The Sagada orange trees are everywhere, identifiable by their mottled orange and green fruit. More about them in a bit. We don’t spot kumquats but enjoy them in a homemade ginger-citrus tea concoction, which looks like marmalade. But, oh, that kumquat has the most unique taste and you can enjoy halves of it in this blend, sold by the bottle at Log Cabin.
That’s where we had our first meal, Log Cabin. As in the other eating establishments there is no more than one or two visible staff yet the service is efficient and the food, inevitably delicious…and very easy on your purse. The roast chicken had skin so crackly I suspect a wood-fired oven.
We make early, unfair comparisons with nearby Banaue in Ifugao. The latter’s town is maybe not as picturesque, but then what does that matter when it is dwarfed by magnificent rice terraces? Sagada has rice terraces too but not that jaw-dropping, Thanos-attracting kind. Its appeal is of an entirely different kind.
All of the northern provinces have their unique finds even while bound together by that spine of the Cordillera mountain range, that chilly weather, those pine forests.
Sagada offers many trekking adventures in addition to deliciously healthy eats, all in this charmingly polite, quietly friendly setting. It is highly conducive to inner journeys within one’s soul. It is perfect for losing the stress and the sorrows in the melodic patter of a drizzle as I sit here on the balcony writing this, soothed by pine trees and inspired by cinnamon rolls.
Here life is unhurried, yet it is not slow. The locals are punctual and always smiling. For our first dinner we try Yogurt House, its ground-floor and second-level dining rooms lined with black and white Sagada photos. Filled with a mix of foreigners, locals and tourists, I am reminded of Siargao, albeit an upland one. I order the java chicken not because I’m into java chicken but because a young boy, who looks like the grandson of the old lady behind the counter, recommends it.
Recommendations are what made this visit foolproof from the start. Candy Alipio, who runs Knitting Expedition, recommended Misty Lodge, and we are now ticking off all her favorite restaurants one by one. She lives in Baguio and Sagada is where she goes to relax.
Going back to recommendations and Yogurt House, my daughter Hannah discerned quicker than me the yogurt marinade that made the crispy-on-the-outside pork chops so meltingly tender. A non-vegan will love the curried vegetables and since they make their own yogurt, the mango lassi is yummy while the dish of yogurt with Sagada honey is divine.
The next day I visit the small building housing the public market to buy that uncultured honey, along with upland rice and coffee.

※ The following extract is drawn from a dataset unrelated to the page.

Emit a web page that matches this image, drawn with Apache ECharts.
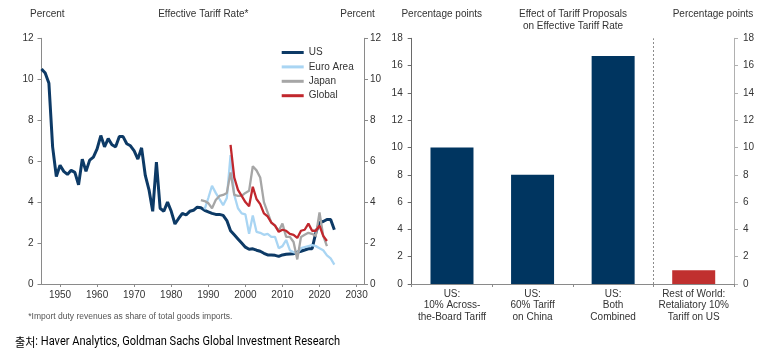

This second day is quietly spectacular, beginning with Sagada orange picking. The Rock Inn and Cafe manages the orchard where the trees, heavy with fruit, provide a most enjoyable half hour. With your guide, an orange-colored eco bag and a pair of shears you don’t know what you want to spend more time doing—picking fruit, eating them on the spot, or taking photos of all the above.
After that we trekked down Echo Valley to see the amazing hanging coffins. You have seen them many times in photos and it’s not the same as when they suddenly appear before you, after that short but steep descent, in that pine-forest setting. Take your time on the way down and even more so on the way back up. It is so worth it.
Then there is Sagada Weaving, not one of the souvenir shops around the town proper but a standalone structure housing the shop. It also has its weavers working the looms in a separate structure in the back.
Listening to Ezra Bondad, third generation in a family of weavers, recall his childhood memories of buying cotton in Ilocos with his grandmother, you realize there is another full story here. There is a tale of how cotton growing lost out to tobacco, how Sagada has a superior silk industry that has stalled from the lack of technical support.
But not all is lost, for I think I was meant to hear Ezra’s story. I immediately message my classmate, Senator Loren Legarda, and she answers that she is happy to help. This is just the sort of thing she loves to get involved with.
I love the story of Ezra Bondad because he opened our minds to a history of Ilocano cotton crops and Sagada silk production, the difficulties of keeping a tradition of quality workmanship alive with tourists who prefer to post pictures of the weavers rather than buy the excellent, well-made products.
I know my elder daughter, fashion-designing scholar Hannah, was meant to hear Ezra’s story in person because it is she and her generation of creatives that will give local weaving and silk production the platforms and the usage they need to thrive.
I love Sagada Pottery and that sense of both industry and artistry that spins around you like a potter’s wheel the moment you step inside. The ladies here—Sigried, Tessie and Ardeth—demonstrate how pottery requires precision, passion, patterns; I am beginning to understand the depth of skill and discipline that lies underneath Sagada’s easygoing vibe, that confident standard of excellence that guides this town’s creatives.
It’s fine to enter the workshops of Sagada Weaving and Sagada Pottery, take photos and post on social media, that still spreads the news.
But taking the workshops, talking to the potters and weavers, buying the beautiful products and using these functional items is to immerse yourself in Sagada tradition, to become a very part of that ancient, pulsing, exciting world and ensure that it survives.
By engaging guides when you visit any of the sights you learn more than you would through Google, you provide employment and you gain friendships with Filipinos that live hundreds of kilometers away.
Sagada is now one of my happy places, alongside Baguio, Hong Kong, San Francisco and Paris. These are places where I have not been a mere tourist but have actually lived for even just weeks. That means they have become for home for me, places where I feel safe, accepted, cocooned and creative.
Sagada has the power, as all these other places do, to make me feel that I have come home. But it did that in record time, because it possesses in addition to its warmth and beauty, a sea of clouds stretching across that vast horizon of possibilities.